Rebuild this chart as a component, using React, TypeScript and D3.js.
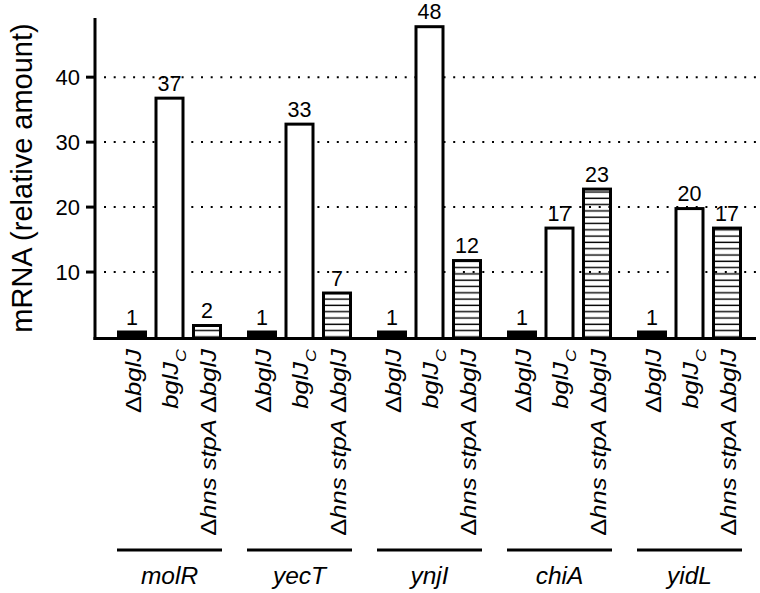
import React from "react";
import * as d3 from "d3";

const genes = ["molR", "yecT", "ynjI", "chiA", "yidL"];
const strains = ["dbglJ", "bglJC", "hnsStpA"];
const dbglJValues = [1, 1, 1, 1, 1];
const bglJCValues = [37, 33, 48, 17, 20];
const hnsStpAValues = [2, 7, 12, 23, 17];
const yTicks = [10, 20, 30, 40];

const W = 760;
const H = 593;
const FONT = "'Liberation Sans', Arial, Helvetica, sans-serif";

export default function App() {
  const x0 = d3.scaleBand<string>().domain(genes).range([117, 742]).paddingInner(25 / 130).paddingOuter(0);
  const x1 = d3.scaleBand<string>().domain(strains).range([0, x0.bandwidth()]).paddingInner(0.2).paddingOuter(0);
  const y = d3.scaleLinear().domain([0, 48.8]).range([337, 20]);

  const seriesValues: Record<string, number[]> = {
    dbglJ: dbglJValues,
    bglJC: bglJCValues,
    hnsStpA: hnsStpAValues,
  };

  const sw = 3;
  const labelTop = 349;

  const renderCatLabel = (s: string, cx: number, key: string) => {
    const tf = `translate(${cx},${labelTop}) rotate(-90) scale(1.19,1)`;
    let content: React.ReactNode;
    if (s === "dbglJ") {
      content = (
        <>
          <tspan fontStyle="normal">Δ</tspan>
          <tspan>bglJ</tspan>
        </>
      );
    } else if (s === "bglJC") {
      content = (
        <>
          <tspan>bglJ</tspan>
          <tspan fontSize={15} dy={9}>C</tspan>
        </>
      );
    } else {
      content = (
        <>
          <tspan fontStyle="normal">Δ</tspan>
          <tspan>hns stpA </tspan>
          <tspan fontStyle="normal">Δ</tspan>
          <tspan>bglJ</tspan>
        </>
      );
    }
    return (
      <text
        key={key}
        transform={tf}
        textAnchor="end"
        dy={s === "bglJC" ? 8 : 8.5}
        fontSize={21.5}
        fontStyle="italic"
        fontFamily={FONT}
        fill="#000"
      >
        {content}
      </text>
    );
  };

  return (
    <svg
      width={W}
      height={H}
      viewBox={`0 0 ${W} ${H}`}
      style={{ position: "absolute", left: 0, top: 0, background: "#fff" }}
    >
      <defs>
        <pattern id="hatch" patternUnits="userSpaceOnUse" width={8} height={6.3} y={0}>
          <line x1={0} x2={8} y1={3} y2={3} stroke="#000" strokeWidth={1.4} />
        </pattern>
      </defs>
      <rect x={0} y={0} width={W} height={H} fill="#fff" />

      {/* dotted gridlines */}
      {yTicks.map((t) => (
        <line
          key={`g${t}`}
          x1={104}
          x2={756}
          y1={y(t)}
          y2={y(t)}
          stroke="#000"
          strokeWidth={2}
          strokeDasharray="2 7.7"
        />
      ))}

      {/* bars */}
      {genes.map((g, gi) =>
        strains.map((s) => {
          const v = seriesValues[s][gi];
          const bx = (x0(g) as number) + (x1(s) as number);
          const bw = x1.bandwidth();
          const top = y(v);
          const fill = s === "dbglJ" ? "#000" : s === "bglJC" ? "#fff" : "url(#hatch)";
          return (
            <g key={`${g}-${s}`}>
              <rect
                x={bx + sw / 2}
                y={top + sw / 2}
                width={bw - sw}
                height={Math.max(0, y(0) - top)}
                fill={fill}
                stroke="#000"
                strokeWidth={sw}
              />
              <text
                x={bx + bw / 2}
                y={top - 6}
                textAnchor="middle"
                fontSize={21.5}
                fontFamily={FONT}
                fill="#000"
              >
                {v}
              </text>
            </g>
          );
        })
      )}

      {/* axes */}
      <line x1={95} x2={95} y1={18} y2={340} stroke="#000" strokeWidth={3} />
      <line x1={93.5} x2={756} y1={338.5} y2={338.5} stroke="#000" strokeWidth={3} />
      {yTicks.map((t) => (
        <g key={`t${t}`}>
          <line x1={86} x2={95} y1={y(t)} y2={y(t)} stroke="#000" strokeWidth={3} />
          <text
            x={80}
            y={y(t)}
            dy="0.36em"
            textAnchor="end"
            fontSize={22}
            fontFamily={FONT}
            fill="#000"
          >
            {t}
          </text>
        </g>
      ))}

      {/* y label */}
      <text
        transform={`translate(32,178) rotate(-90)`}
        textAnchor="middle"
        fontSize={29}
        fontFamily={FONT}
        fill="#000"
      >
        mRNA (relative amount)
      </text>

      {/* category labels */}
      {genes.map((g) =>
        strains.map((s) => {
          const cx = (x0(g) as number) + (x1(s) as number) + x1.bandwidth() / 2;
          return renderCatLabel(s, cx, `l-${g}-${s}`);
        })
      )}

      {/* group lines and gene labels */}
      {genes.map((g) => {
        const gx = x0(g) as number;
        return (
          <g key={`grp-${g}`}>
            <line x1={gx} x2={gx + x0.bandwidth()} y1={550} y2={550} stroke="#000" strokeWidth={3} />
            <text
              x={gx + x0.bandwidth() / 2}
              y={584}
              textAnchor="middle"
              fontSize={24.5}
              fontStyle="italic"
              fontFamily={FONT}
              fill="#000"
            >
              {g}
            </text>
          </g>
        );
      })}
    </svg>
  );
}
^^^^
JOB:
Check each line of the data above for the word "React" and say how many lines have it. Give the number alone.

TASK RESPONSE:
3